Dernier scrutin serré, succession de Martine Aubry… À Lille, qui remportera la bataille du beffroi aux municipales de 2026?

Roger Vicot, Arnaud Deslande (PS), Stéphane Baly (Les Écologistes) et Violette Spillebout (Renaissance) sont candidats à la mairie de Lille - BERTRAND GUAY/ FRANCOIS LO PRESTI (AFP) / SYLVAIN LEFEVRE (HANS LUCAS))
À Lille, les prochaines élections municipales, prévues en mars 2026, s’apparentent à une course d’athlétisme: il faudra être très attentif à la "photo-finish", tant la compétition s’annonce serrée, plus de cinq ans après le précédent scrutin, qui s'était joué à 227 voix seulement entre socialistes et écologistes.
Les anciens amis, alliés dans la majorité de 2001 à 2020, vont à nouveau s’affronter, mais dans un contexte totalement différent. Cette fois-ci, la championne en titre ne sera pas en lice. Martine Aubry, 74 ans, a raccroché les crampons en mars, à un an de l’échéance, mettant un terme à un règne de quatre mandats, soit quasiment un quart de siècle à la tête du beffroi.
Duel socialiste
Pour que l’hégémonie socialiste se prolonge à Lille - la ville est toujours restée rose sous la Ve République - deux membres de son camp sont sur la ligne de départ, avant qu’un vote des militants ne les départage le 6 novembre prochain.
D’abord, celui que Martine Aubry a choisi lors de ses adieux, un fidèle parmi les fidèles: Arnaud Deslandes, 42 ans, devenu maire quelques jours plus tard, après un vote du conseil municipal.
Entré à la mairie dès 2005 comme stagiaire, il a gravi tous les échelons auprès de l’ancienne ministre du Travail de Lionel Jospin, exerçant notamment comme son directeur de cabinet, avant de devenir premier adjoint.
Mais un autre socialiste n’a pas attendu la passation de pouvoirs pour se lancer: le député du Nord et conseiller municipal lillois Roger Vicot, 61 ans, candidat depuis la fin du mois de septembre 2023, sans l’assentiment de la patronne des lieux, irritée par cette démarche.
Le parlementaire veut poser "un regard critique" sur son bilan, même si elle a été une "grande maire" d'après lui, parlant par exemple de "regarder ce qui a marché ou non" pour Lille 3.000, une saison culturelle qui a connu plusieurs éditions depuis 2004, année où la ville a été élue capitale européenne de la Culture.

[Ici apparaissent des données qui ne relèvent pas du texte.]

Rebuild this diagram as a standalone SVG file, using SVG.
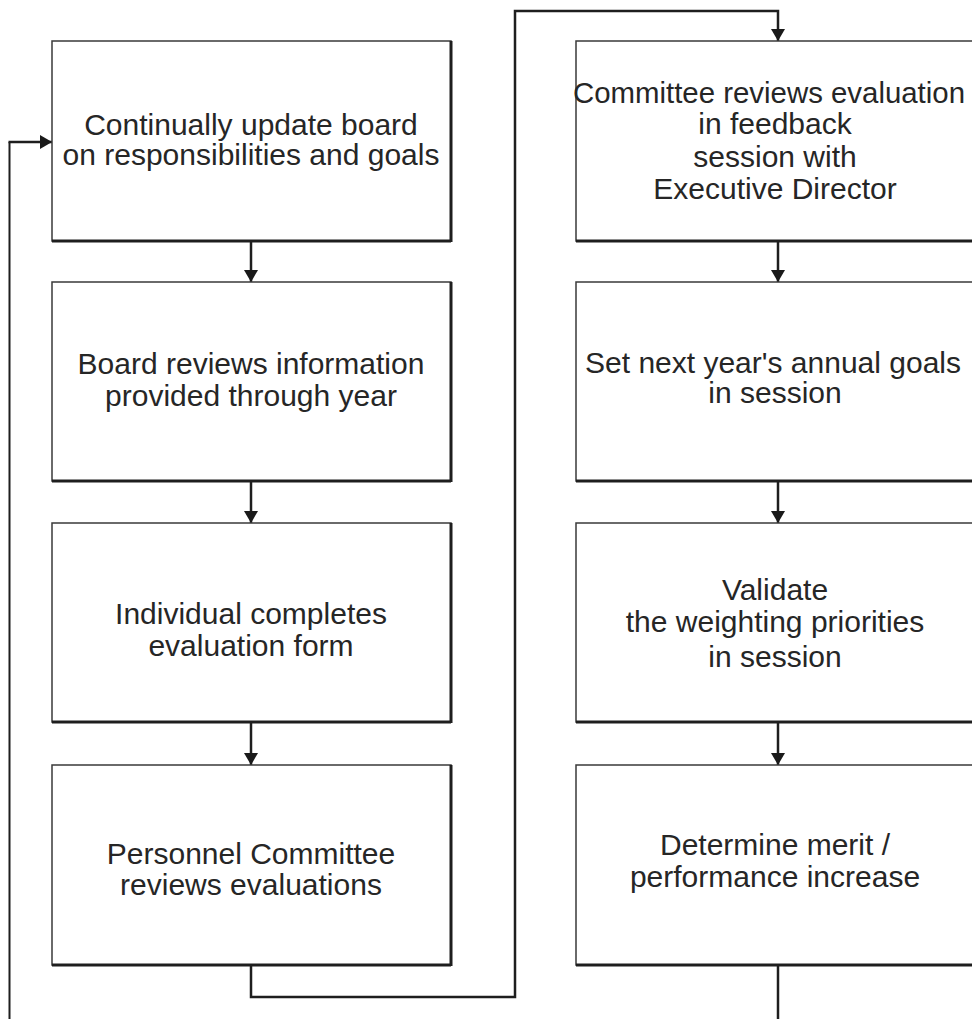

À l'inverse Arnaud Deslandes a dit lors de sa nomination inscrire son "action dans la ligne de ce qui a été accompli", revendiquant "l'héritage de Martine Aubry en politique" et évoquant "la rénovation des quartiers populaires", la "défense des services publics", ou encore une ville "résiliente" face aux changements climatiques.
Faute d’avoir les faveurs de Martine Aubry, Roger Vicot sait se mettre en valeur. En rappelant, par exemple, son rôle lors des municipales de 2020, lui l’ancien maire de Lomme (2012-2022), l’une des deux communes associées de Lille avec Hellemmes, appelées elles aussi à voter pour l’élection du maire. C’est dans son fief que Martine Aubry a obtenu les précieuses voix nécessaires à sa victoire.
Quel rôle pour Martine Aubry dans la bataille interne?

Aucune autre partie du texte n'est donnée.